3. Поэтому в качестве третьей предпосылки для развития теории справедливости в форме общественного анализа заявлена методическая процедура нормативной реконструкции. Под «нормативной реконструкцией» надо понимать метод, который при обобщении и классификации эмпирического материала непосредственно руководящим принципом делает ценности, оправданные из имманентной логики соответствующих сфер (immanent gerechtfertigten Werten): существующие институты и практики анализируются и представляются в отношении их нормативных достижений в той последовательности, в какой они значимы для социального воплощения и осуществления легитимированных общественных ценностей. Это также означает задачу построения иерархии в характеристике привычных способов поведения и институтов, исходя из их места по реальному вкладу в стабилизацию и распространение этих ценностей.
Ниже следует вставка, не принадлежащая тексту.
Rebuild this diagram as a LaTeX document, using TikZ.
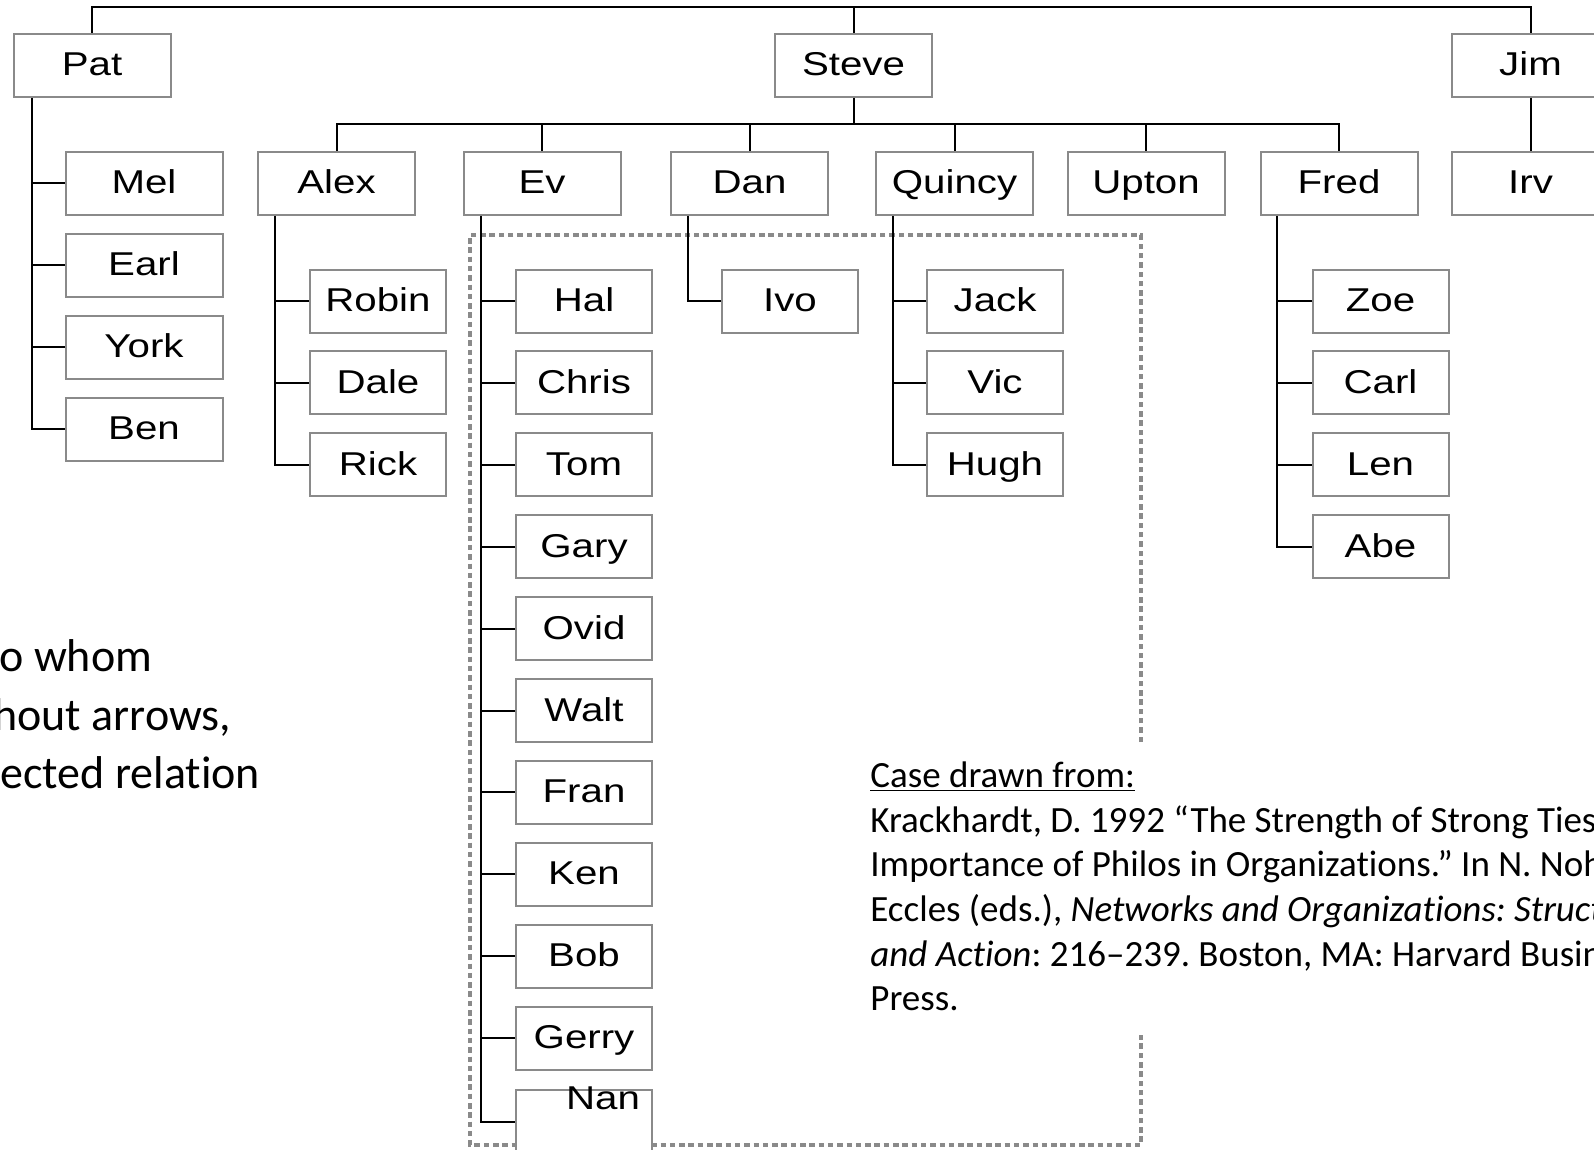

В связи с данным исследованием Хоннет разъясняет понятие нравственности [Sittlichkeit], которое «оказалось дискредитированным после смерти Гегеля» (S. 25). Первоначально Гегель выбирает это понятие, чтобы обратить внимание на сеть институциализированных привычных стилей поведения и обязанностей, в которую моральные установки встроены не в форме ориентации на принципы, а в образе социальных практик. Однако в своей «Философии права» Гегель из множества нравственных жизненных форм в понятие нравственности включает только те, «которые бесспорно могли служить содействию реализации всеобщих ценностей и идеалов современного общества; все, что противоречило этим нормативным требованиям, что, следовательно, представляло партикулярные ценности или воплощало отсталые идеалы, считалось теперь совершенно недопустимым для того, чтобы стать предметом нормативной реконструкции» (S. 26). Если же ценности, согласно Гегелю, способны содействовать осуществлению цели справедливости, то им помимо социальной по праву присуща еще и моральная значимость.

Таким образом, Хоннет при осуществлении нормативной реконструкции обращает внимание на критерий, согласно которому «в общественной

_ // // ______________________

реальности считается разумным то, что служит реализации универсальных ценностей и проявляется не только в форме выявления уже существующих практик, но также в смысле их критики или в обнаружении еще не исчерпанных тенденций» (S. 27).

4. Хоннет предпринимает попытку разработать теорию справедливости в форме общественного анализа, то есть метод нормативной реконструкции всегда открывает возможность своего критического применения — критики институтов уже существующей нравственности в свете воплощенных в соответствующей общественной сфере ценностей.

Таковы четыре методологические предпосылки исследования Хоннета.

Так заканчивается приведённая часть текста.